Friday, September 27, 2024

BOOK NEWS: The struggle to make novels matter 1965-99

 Novel Competition: American Fiction and the Cultural Economy, 1965-1999

BY EVAN BRIER



U of Iowa P, 2024

ISBN: 9781609389390

https://uipress.uiowa.edu/books/novel-competition


Novel Competition describes the literary and institutional struggle to make American novels matter between 1965 and 1999. As corporations took over the book business, Hollywood movies, popular music, and other forms of mass-produced culture competed with novels as never before for a form of prestige that had mostly been attached to novels in previous decades. In the context of this competition, developments like the emergence of Rolling Stone magazine, regional publishers, Black studies programs, and “New Hollywood” became key events in the life of the American novel. Novels by Truman Capote, Ann Beattie, Toni Cade Bambara, Cynthia Ozick, and Larry McMurtry—among many others—are recast as prescient reports on, and formal responses to, a world suddenly less hospitable to old claims about the novel’s value. This book brings to light the story of the novel’s perceived decline and the surprising ways American fiction transformed in its wake.
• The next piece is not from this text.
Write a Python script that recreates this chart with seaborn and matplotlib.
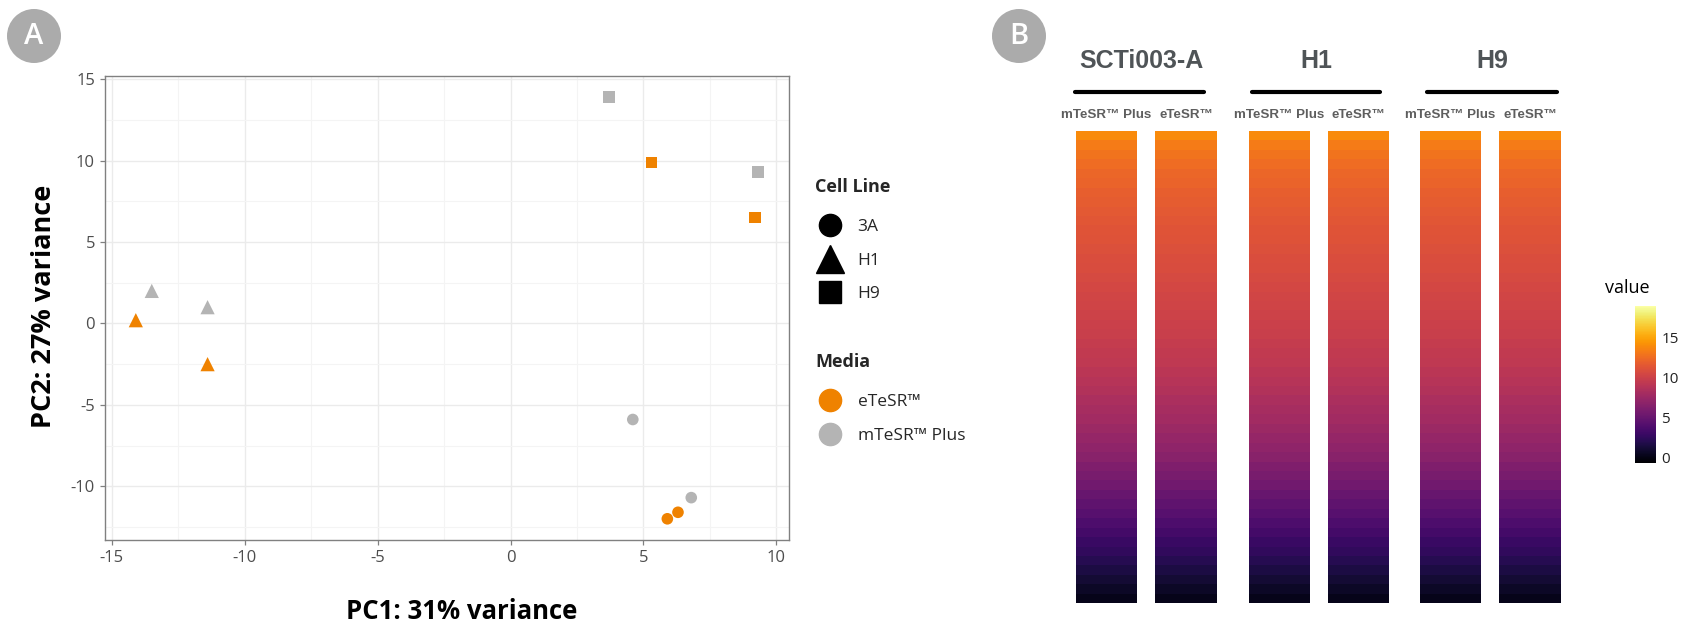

BOOK NEWS is an online-only feature announcing new publications in modernist and contemporary literary studies. These announcements do NOT constitute an endorsement by the Journal of Modern Literature.

Novel Competition is a beautifully written institutional history of the literary novel in the United States from 1965 to 1999. Placing the novel in a larger cultural field—in competition with journalism, popular music, and films for cultural prestige—Brier illuminates not only novels, but their readers, critics, editors, publishers, and booksellers.”—Erin A. Smith, University of Texas at Dallas

Novel Competition confronts a fascinating and important subject: an examination of how the novel came to matter differently over the last third of the twentieth century. This decline is something that scholars of the novel have bemoaned for some time, and Brier offers a useful approach to making sense of it without resorting to well-trod and over-simplified answers. It is an engaging and important book.”—Emily Johansen, author of Beyond Safety: Risk, Cosmopolitanism, and the Neoliberal Contemporary Life

“As a longtime Evan Brier fan, I’ve been eagerly waiting this book, his account of the American novel’s response to its declining fortunes. Brier dazzles with a virtuosic reading of Truman Capote’s In Cold Blood that takes us through the culture of The New Yorker, the Kansas literati, and the first stirrings of publishing’s conglomeration. He delivers an extraordinary investigation into Toni Morrison’s career as an editor—culminating in Toni Cade Bambara’s The Salt Eaters—and her publication of The Black Book. We follow Philip Roth to Eastern Europe and Cynthia Ozick’s and Saul Bellow’s characters into diaspora. Minimalism, rock and roll, New Hollywood, Rushdie’s fatwa, the American West—an astounding account of Larry McMurtry’s career—the memoir boom. Brier touches it all. Brier quietly transcends the limitations of dominant norms in the practices of literary history and the sociology of literature to give us an nth-dimensional view of American literature since 1965: how the novel became residual. He tells us what it means to believe—or disbelieve—in the power of fiction. It’s no less than thrilling.”—Dan Sinykin, author of Big Fiction: How Conglomeration Changed the Publishing Industry and American Literature


Evan Brier is associate professor of English at the University of Minnesota Duluth. He is author of A Novel Marketplace: Mass Culture, the Book Trade, and Postwar American Fiction. He lives in Duluth, Minnesota.